It is not that often that an enquirer of Keighley Local Studies Library on a Keighley history subject, comes ‘right back atcha’ with a casual, “I am researching an autobiographical work coming out soon” but occasionally they do. Don Chapman enquired earlier this year about Keighley baths and his new book that includes sketches of the Keighley he came to know and love, surprisingly as an in-comer from Oxford and its University, is published now and in due course will be in Keighley Library.
When he became a graduate trainee with the Bradford and District Newspaper Company in 1956, it was the landlord of his first digs in Keighley who took the tops off the bath taps. He went to the public baths down the road fearing the worst. Hence the title of his tongue in cheek memoir featuring some of the wackier articles he wrote in a 40-year career in journalism, A Tenpenny Dip in Paradise and other flights of fancy. In it, Don Chapman hopes that he has captured some of the “banter and bonhomie I shared with my colleagues at the Keighley News”, that he remembers most fondly.
Just a few of his Keighley memories are quoted here:
“I’m not sure I even knew where Keighley was when the Westminster Press told me I would be starting my career as a graduate trainee reporter there in September, 1956. Before I took up the post, I decided I’d better take a look.
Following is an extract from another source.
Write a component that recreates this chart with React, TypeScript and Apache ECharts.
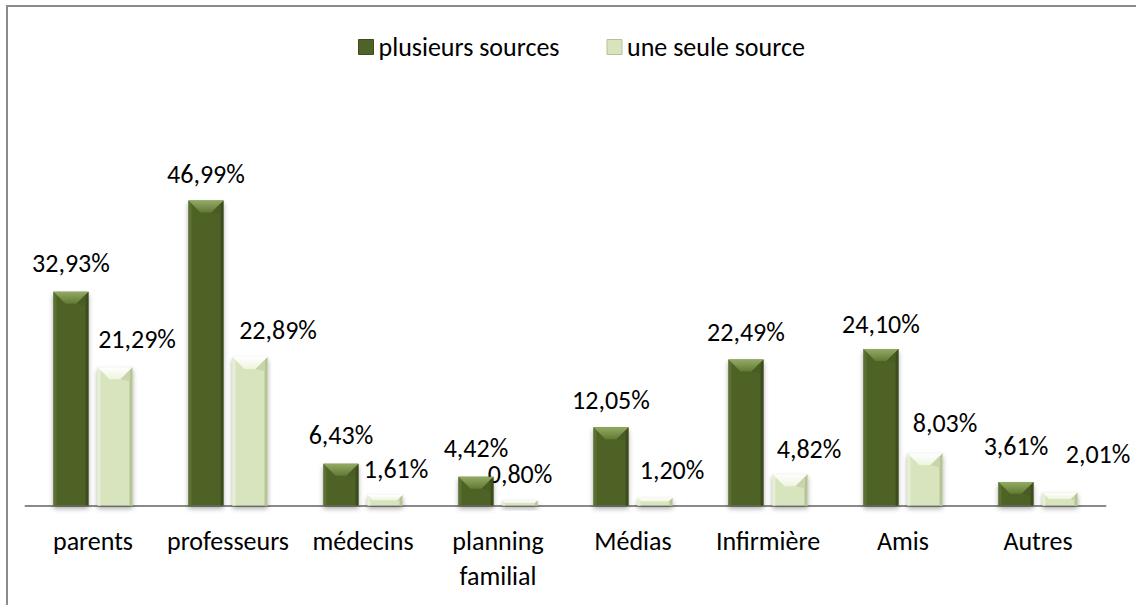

I arrived by train from Oxford shortly after 2pm. The hotel at the bottom of Cavendish Street had stopped serving lunch and everywhere else was shut. It was early closing day. Eventually I stumbled on a workmen’s café and a satisfying plate of bacon and eggs, served with a large mug of Yorkshire tea, somewhere in the back-street.”
“I quickly grew to love Keighley. The flowers in the front windows of those who hadn’t got gardens. The washing in the streets between the back-to-back houses. The rich array of cakes and savouries in the bakery shop.”
“The war years and the period before them had left their mark on the town. Sooner or later, chaps I met in the pub would start rueing the privations of the 1930s Depression: an economic downturn Lord Nuffield’s Cowley car factories had protected Oxford from.
Although premier Harold Macmillan was telling people they’d never had it so good, many in Keighley were still struggling. At the Mechanics Institute Saturday night hop, on more than one occasion the manager said to me: ‘See that couple there, Don, they’re on their honeymoon!’”
The book is out now and available online and from bookshops. It will also be in Keighley Library soon.